On Saturday, the former first lady shared a video of Lewis busting a move to Pharrell's "Happy" during a campaign event in Georgia two years ago.
"I'm awed by the way that, in eight decades filled with such weight and consequence, he also managed to keep things simple and light," Obama wrote of Lewis on Instagram. "Even as he spent a lifetime of marching, and sitting in, and getting arrested, his feet kept on dancing."
The representative from Georgia was never shy when it came to busting a move. In 2014, Lewis took the internet by storm after one of his staff members shared a video of him dancing to Pharell's hit song for International Day of Happiness, which was established by the United Nations in 2012.
Lewis, who passed away on Friday at the age of 80, was known as the "conscience of the U.S. Congress," and served Georgia's 5th Congressional District since 1987. For more than 60 years, he devoted his life to social activism and legislative action on civil rights, voting rights, health care reform and more.
He was well-known for taking part in the Freedom Rides, a series of demonstrations in the 1960s, where he and other activists rode together in buses through the South to challenge the region's lack of enforcing a Supreme Court ruling which deemed segregated public bus rides unconstitutional. When the buses would stop, activists on these rides, such as Lewis, were often arrested or beaten.
In 1961, Lewis was arrested in Jackson, Mississippi, for using a white restroom during a Freedom Ride.

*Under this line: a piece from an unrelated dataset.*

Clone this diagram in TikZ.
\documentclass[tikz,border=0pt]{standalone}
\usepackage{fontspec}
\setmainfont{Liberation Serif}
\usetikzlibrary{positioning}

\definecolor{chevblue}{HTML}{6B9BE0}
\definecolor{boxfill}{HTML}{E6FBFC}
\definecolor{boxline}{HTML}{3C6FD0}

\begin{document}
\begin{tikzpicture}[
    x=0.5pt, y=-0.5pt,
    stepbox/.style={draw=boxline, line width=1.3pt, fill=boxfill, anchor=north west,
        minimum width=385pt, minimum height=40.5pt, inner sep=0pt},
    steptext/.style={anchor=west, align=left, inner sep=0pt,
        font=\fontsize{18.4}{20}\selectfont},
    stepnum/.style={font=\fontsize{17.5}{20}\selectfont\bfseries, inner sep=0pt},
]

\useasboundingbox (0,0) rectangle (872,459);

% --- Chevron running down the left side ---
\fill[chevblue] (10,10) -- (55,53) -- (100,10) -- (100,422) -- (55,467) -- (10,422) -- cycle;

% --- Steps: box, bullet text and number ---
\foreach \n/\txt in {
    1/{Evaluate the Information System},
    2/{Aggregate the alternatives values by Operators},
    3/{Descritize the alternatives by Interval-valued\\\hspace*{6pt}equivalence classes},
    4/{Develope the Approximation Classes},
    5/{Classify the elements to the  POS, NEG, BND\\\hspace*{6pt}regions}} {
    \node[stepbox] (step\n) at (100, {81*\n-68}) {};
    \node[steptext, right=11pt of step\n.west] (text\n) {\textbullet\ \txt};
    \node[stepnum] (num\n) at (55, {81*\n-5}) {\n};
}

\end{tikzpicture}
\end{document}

Two years later, Lewis became the youngest person to address a crowd of 200,000 attendees at the March on Washington, the same rally that Dr. Martin Luther King, Jr. delivered his "I Have a Dream" speech.
Then, in 1965, Lewis suffered a fractured skull in what would become known as "Bloody Sunday." During a march for voting rights, Lewis was leading hundreds of demonstrators from Selma to Montgomery, Alabama, when they were greeted by Alabama state troopers, who beat and tear-gassed them after ordering them to disperse.
After that, the congressman retraced the steps from those days' events nearly every year in what became known as the Alabama Civil Rights Pilgrimage.
Despite the challenges he faced in his life, Lewis was still able to find the joy in each struggle, Obama noted.
"His epic life story rightly fills the pages of biographies and college textbooks, yet he also chose to publish it as a comic book," Obama said. "Congressman Lewis shows us that while the struggle and pain is all too real, fighting for each other -- and paving the way toward something better for our kids and grandkids -- can and should be a source of real and lasting joy."
"May his defiant, delighted smile urge us onward," she added.